Let $a_1,\ldots,a_n$ and $b_1,\ldots,b_n$ be nonnegative numbers. Denote the sum of all $a_i\;$s by $a$ and the sum of all $b_i\;$s by $b$. The log sum inequality states that

$\sum_{i=1}^n a_i\log\frac{a_i}{b_i}\geq a\log\frac{a}{b},$

with equality if and only if $\frac{a_i}{b_i}$ are equal for all $i$.

## Proof

Notice that after setting $f(x)=x\log x$ we have

\begin{align} \sum_{i=1}^n a_i\log\frac{a_i}{b_i} & {} = \sum_{i=1}^n b_i f\left(\frac{a_i}{b_i}\right) = b\sum_{i=1}^n \frac{b_i}{b} f\left(\frac{a_i}{b_i}\right) \\ & {} \geq b f\left(\sum_{i=1}^n \frac{b_i}{b}\frac{a_i}{b_i}\right) = b f\left(\frac{1}{b}\sum_{i=1}^n a_i\right) = b f\left(\frac{a}{b}\right) \\ & {} = a\log\frac{a}{b}, \end{align}

where the inequality follows from Jensen's inequality since $\frac{b_i}{b}\geq 0$, $\sum_i\frac{b_i}{b}= 1$, and $f$ is convex.

## Applications

The log sum inequality can be used to prove several inequalities in information theory such as Gibbs' inequality or the convexity of Kullback-Leibler divergence.

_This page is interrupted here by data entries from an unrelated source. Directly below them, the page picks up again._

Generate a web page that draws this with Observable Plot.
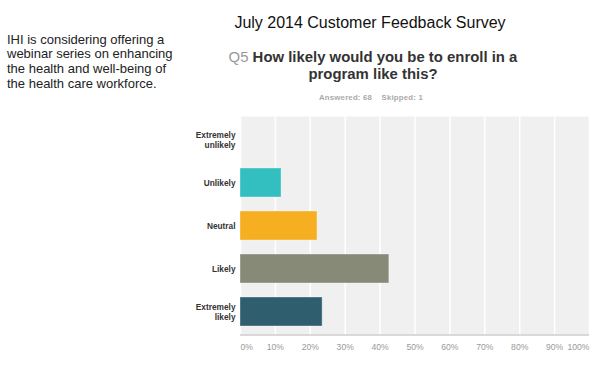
<!DOCTYPE html>
<html>
<head>
<meta charset="utf-8">
<script src="https://cdn.jsdelivr.net/npm/d3@7"></script>
<script src="https://cdn.jsdelivr.net/npm/@observablehq/plot@0.6"></script>
<style>
  html, body { margin: 0; padding: 0; background: #fff; }
  #wrap { position: relative; width: 600px; height: 379px; font-family: "Liberation Sans", Arial, sans-serif; }
  #wrap svg { position: absolute; left: 0; top: 0; }
  .ov { position: absolute; white-space: nowrap; }
</style>
</head>
<body>
<div id="wrap">
  <div id="chart"></div>
  <div class="ov" style="left:7px; top:32.5px; font-size:13px; line-height:14.7px; color:#222;">IHI is considering offering a<br>webinar series on enhancing<br>the health and well-being of<br>the health care workforce.</div>
  <div class="ov" style="left:170px; width:400px; top:15px; font-size:16px; line-height:16px; text-align:center; color:#111;">July 2014 Customer Feedback Survey</div>
  <div class="ov" style="left:173px; width:400px; top:48.5px; font-size:14.9px; line-height:17.5px; text-align:center; color:#333; font-weight:bold;"><span style="color:#999; font-weight:normal;">Q5</span> How likely would you be to enroll in a<br>program like this?</div>
  <div class="ov" style="left:221px; width:300px; top:92.5px; font-size:7.8px; line-height:9px; text-align:center; color:#aaa; font-weight:bold; letter-spacing:0.2px;">Answered: 68&nbsp;&nbsp;&nbsp;&nbsp;Skipped: 1</div>
</div>
<script>
const categories = ["Extremely unlikely", "Unlikely", "Neutral", "Likely", "Extremely likely"];
const categoryLabels = ["Extremely\nunlikely", "Unlikely", "Neutral", "Likely", "Extremely\nlikely"];
const percents = [0, 11.76, 22.06, 42.65, 23.53];
const barColors = ["#5b9bd5", "#33bfbf", "#f6af21", "#888a78", "#2f5f6e"];
const tickValues = [0, 10, 20, 30, 40, 50, 60, 70, 80, 90, 100];
const tickLabels = ["0%", "10%", "20%", "30%", "40%", "50%", "60%", "70%", "80%", "90%", "100%"];

const data = categories.map((c, i) => ({category: c, pct: percents[i]}));
const labelOf = new Map(categories.map((c, i) => [c, categoryLabels[i]]));
const midTicks = tickValues.slice(1, -1);

const plot = Plot.plot({
  width: 600,
  height: 379,
  marginLeft: 240,
  marginRight: 11,
  marginTop: 116,
  marginBottom: 44,
  style: {fontFamily: "Liberation Sans, Arial, sans-serif", background: "transparent"},
  x: {domain: [0, 100], axis: null},
  y: {domain: categories, paddingInner: 0.32, paddingOuter: 0.16, label: null},
  color: {domain: categories, range: barColors},
  marks: [
    Plot.frame({fill: "#f0f0f0", stroke: null}),
    Plot.ruleX(tickValues, {stroke: "#fff", strokeWidth: 1.5}),
    Plot.barX(data, {y: "category", x: "pct", fill: "category", stroke: "#ffffff", strokeOpacity: 0.35, strokeWidth: 1}),
    Plot.axisY({tickSize: 0, tickPadding: 5, fontSize: 8.3, fontWeight: "bold", fill: "#333", lineHeight: 1.2, tickFormat: d => labelOf.get(d), label: null}),
    Plot.text(midTicks, {x: d => d, frameAnchor: "bottom", dy: 14, text: d => tickLabels[tickValues.indexOf(d)], fill: "#999", fontSize: 8.6}),
    Plot.text([tickValues[0]], {x: d => d, frameAnchor: "bottom", dy: 14, text: d => tickLabels[0], fill: "#999", fontSize: 8.6, textAnchor: "start"}),
    Plot.text([tickValues[tickValues.length - 1]], {x: d => d, frameAnchor: "bottom", dy: 14, text: d => tickLabels[tickLabels.length - 1], fill: "#999", fontSize: 8.6, textAnchor: "end"})
  ]
});

// bottom baseline drawn through the plot's own x scale
const xs = plot.scale("x");
d3.select(plot).append("line")
  .attr("x1", xs.apply(0)).attr("x2", xs.apply(100))
  .attr("y1", 379 - 44).attr("y2", 379 - 44)
  .attr("stroke", "#d0d0d0").attr("stroke-width", 1.5);

document.getElementById("chart").appendChild(plot);
</script>
</body>
</html>
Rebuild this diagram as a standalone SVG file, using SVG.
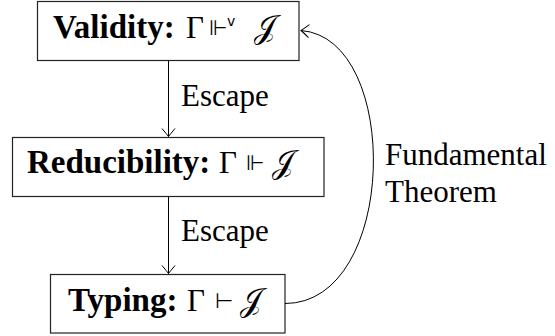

For example to prove Gibbs' inequality it is enough to substitute $p_i\;$s for $a_i\;$s, and $q_i\;$s for $b_i\;$s to get

$D_{\mathrm{KL}}(P\|Q) \equiv \sum_{i=1}^n p_i \log_2 \frac{p_i}{q_i} \geq 1\log\frac{1}{1} = 0.$

## Generalizations

The inequality remains valid for $n=\infty$ provided that $a<\infty$ and $b<\infty$. Generalizations to convex functions other than the logarithm is given in Csiszár, 2004.